On the sole of a gecko’s feet there are some one billion ‘spatulae’. These are tiny adhesive hairs, about 200 nanometres in both width and length. These hairs put the gecko in direct physical contact with its environment. They sit in a three-part, hierarchically-ordered adhesive system on top of ‘setae’, which are about one-tenth the diameter of a human hair, about 100 micrometres long and six micrometres wide. The setae lie in a row and together form lamellae, which, at 400 to 600 micrometres in length, are visible to the naked eye.

The adhesive system, whose branches become increasingly smaller over three levels, allows the gecko to stick to just about any ceiling and walk with its feet over its head. Until now, scientists were uncertain as to what mechanism was responsible for the extreme adhesive ability of the gecko. What was clear is that the adhesive system was ‘dry’ – in other words, that it functioned without secreting anything of its own. It uses rather water, which is present as a thin film on every terrestrial surface.

Until now, experiments had been carried out only at the level of single lamellae and setae (100 to 1000 spatulae). The Max Planck researchers in Stuttgart, however, used an Atomic Force Microscope (AFM) to measure the adhesive ability of individual spatulae. The research was published in March 2005 [2]. More recently. the scientists measured the adhesive force at substrates at various levels of hydrophilicity (tendency to bond with water), as well as at various levels of air humidity.
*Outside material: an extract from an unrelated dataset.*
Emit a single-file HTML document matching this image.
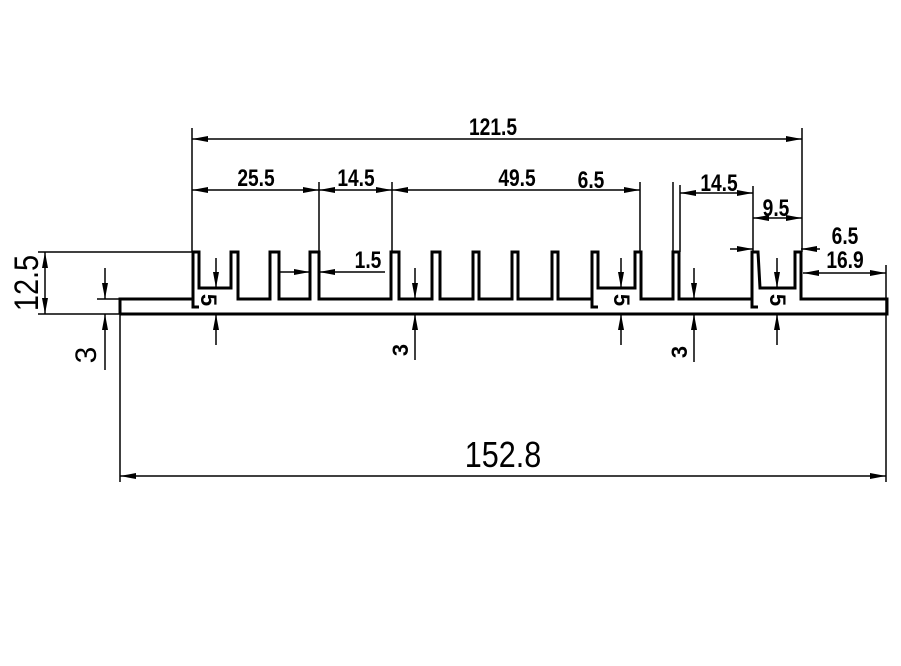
<!DOCTYPE html>
<html><head><meta charset="utf-8"><style>
html,body{margin:0;padding:0;background:#fff;}
svg{display:block;}
text{font-family:"Liberation Sans",sans-serif;font-weight:bold;fill:#000;}
</style></head><body>
<svg width="901" height="666" viewBox="0 0 901 666" xmlns="http://www.w3.org/2000/svg">
<defs>
<marker id="a" viewBox="0 0 16 6" refX="16" refY="3" markerWidth="16" markerHeight="6" orient="auto-start-reverse" markerUnits="userSpaceOnUse"><path d="M0,0 L16,3 L0,6 Z" fill="#000"/></marker>
</defs>
<path d="M120,314 L887,314 L887,299 L801,299 L801,252 L795,252 L795,288 L760,288 L758,252 L752,252 L752,307 L758,307 M752,299 L679,299 L679,252 L673,252 L673,299 L641,299 L641,252 L635,252 L635,288 L598,288 L598,252 L592,252 L592,307 L598,307 M592,299 L558,299 L558,252 L552,252 L552,299 L518,299 L518,252 L512,252 L512,299 L479,299 L479,252 L473,252 L473,299 L440,299 L440,252 L432,252 L432,299 L399,299 L399,252 L391,252 L391,299 L319,299 L319,252 L310,252 L310,299 L279,299 L279,252 L270,252 L270,299 L238,299 L238,252 L231,252 L231,288 L199,288 L199,252 L193,252 L193,307 L199,307 M193,299 L120,299 L120,314" fill="none" stroke="#000" stroke-width="3" stroke-linejoin="miter"/>
<g stroke="#000" stroke-width="1.5" fill="none">
<line x1="192" y1="128" x2="192" y2="252"/>
<line x1="802" y1="128" x2="802" y2="252"/>
<line x1="319" y1="182" x2="319" y2="252"/>
<line x1="392" y1="182" x2="392" y2="252"/>
<line x1="640" y1="182" x2="640" y2="252"/>
<line x1="673" y1="182" x2="673" y2="252"/>
<line x1="680" y1="185" x2="680" y2="252"/>
<line x1="753" y1="186" x2="753" y2="252"/>
<line x1="886" y1="265" x2="886" y2="482"/>
<line x1="120" y1="314" x2="120" y2="482"/>
<line x1="38" y1="252" x2="193" y2="252"/>
<line x1="38" y1="314" x2="120" y2="314"/>
<line x1="97" y1="299" x2="120" y2="299"/>
<line x1="192" y1="139" x2="802" y2="139" marker-start="url(#a)" marker-end="url(#a)"/>
<line x1="192" y1="190" x2="319" y2="190" marker-start="url(#a)" marker-end="url(#a)"/>
<line x1="319" y1="190" x2="392" y2="190" marker-start="url(#a)" marker-end="url(#a)"/>
<line x1="392" y1="190" x2="640" y2="190" marker-start="url(#a)" marker-end="url(#a)"/>
<line x1="680" y1="193" x2="753" y2="193" marker-start="url(#a)" marker-end="url(#a)"/>
<line x1="753" y1="218" x2="802" y2="218" marker-start="url(#a)" marker-end="url(#a)"/>
<line x1="730" y1="249" x2="753" y2="249" marker-end="url(#a)"/>
<line x1="820" y1="249" x2="801" y2="249" marker-end="url(#a)"/>
<line x1="803" y1="273" x2="886" y2="273" marker-start="url(#a)" marker-end="url(#a)"/>
<line x1="120" y1="476" x2="886" y2="476" marker-start="url(#a)" marker-end="url(#a)"/>
<line x1="45" y1="252" x2="45" y2="314" marker-start="url(#a)" marker-end="url(#a)"/>
<line x1="105" y1="268" x2="105" y2="299" marker-end="url(#a)"/>
<line x1="105" y1="370" x2="105" y2="314" marker-end="url(#a)"/>
<line x1="280" y1="272" x2="310" y2="272" marker-end="url(#a)"/>
<line x1="385" y1="272" x2="319" y2="272" marker-end="url(#a)"/>
<line x1="216" y1="258" x2="216" y2="288" marker-end="url(#a)"/>
<line x1="216" y1="345" x2="216" y2="314" marker-end="url(#a)"/>
<line x1="415" y1="268" x2="415" y2="299" marker-end="url(#a)"/>
<line x1="415" y1="360" x2="415" y2="314" marker-end="url(#a)"/>
<line x1="621" y1="258" x2="621" y2="288" marker-end="url(#a)"/>
<line x1="621" y1="345" x2="621" y2="314" marker-end="url(#a)"/>
<line x1="694" y1="268" x2="694" y2="299" marker-end="url(#a)"/>
<line x1="694" y1="362" x2="694" y2="314" marker-end="url(#a)"/>
<line x1="777" y1="258" x2="777" y2="288" marker-end="url(#a)"/>
<line x1="777" y1="345" x2="777" y2="314" marker-end="url(#a)"/>
</g>
<g font-size="24" text-anchor="middle">
<text transform="translate(493 135) scale(0.8 1)">121.5</text>
<text transform="translate(256 186) scale(0.8 1)">25.5</text>
<text transform="translate(356 186) scale(0.8 1)">14.5</text>
<text transform="translate(517 186) scale(0.8 1)">49.5</text>
<text transform="translate(591 188) scale(0.8 1)">6.5</text>
<text transform="translate(719 191) scale(0.8 1)">14.5</text>
<text transform="translate(776 216) scale(0.8 1)">9.5</text>
<text transform="translate(845 244) scale(0.8 1)">6.5</text>
<text transform="translate(845 268) scale(0.8 1)">16.9</text>
<text transform="translate(368 268) scale(0.8 1)">1.5</text>
</g>
<text transform="translate(503 467) scale(0.85 1)" font-size="36" text-anchor="middle" style="font-weight:normal">152.8</text>
<text transform="translate(38 283) rotate(-90) scale(0.85 1)" font-size="34" text-anchor="middle" style="font-weight:normal">12.5</text>
<text transform="translate(96 355) rotate(-90)" font-size="30" text-anchor="middle" style="font-weight:normal">3</text>
<g font-size="22" text-anchor="middle">
<text transform="translate(201 300) rotate(90)">5</text>
<text transform="translate(614 300) rotate(90)">5</text>
<text transform="translate(770 300) rotate(90)">5</text>
<text transform="translate(408 350) rotate(-90)">3</text>
<text transform="translate(687 352) rotate(-90)">3</text>
</g>
</svg>
</body></html>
The researchers first removed individual setae from the foot of a Gekko gecko, using the point of a needle. Under a binocular microscope, they fixed the isolated hair with a drop of glue to a cantilever, and then set it perpendicular. The drop was about the size of the end of a human eyelash. The researchers manipulated the probe with a Focussed Ion Beam (FIB). To prevent the probe from being damaged, they used a low beam current of only 11 picoamperes. Starting at the location of the glue, they cut a branch off of each hairy branching along the seta. This way, they reduced the number of spatulae, from what was originally hundreds, to fewer than five.

The force measurements led the scientists to experiment with specially prepared wafer surfaces and glass plates at various levels of air humidity. These surfaces, which either tended to bond with water or to repel it, were different in their degree of wetting. The measurements showed that the more hydrophilic the substrate is, the greater the adhesive force. The modified surface chemistry itself does not clearly determine what the relative effects are of the capillary force and the van der Waals force. Understanding this required further adhesive experiments at various levels of air humidity. They showed that as humidity increases, the capillary forces strengthen. Only taken together do these results make it clear that ultra-thin water layers, like those between a gecko spatula and a substrate, influence the strength of adhesive forces. The researchers were able to explain the data they collected using a theoretical model.

The newest results give clear insight into which adhesive mechanisms have an effect on the bottom of a gecko’s feet at the nanoscale, and help in the development of new, reusable adhesive tapes.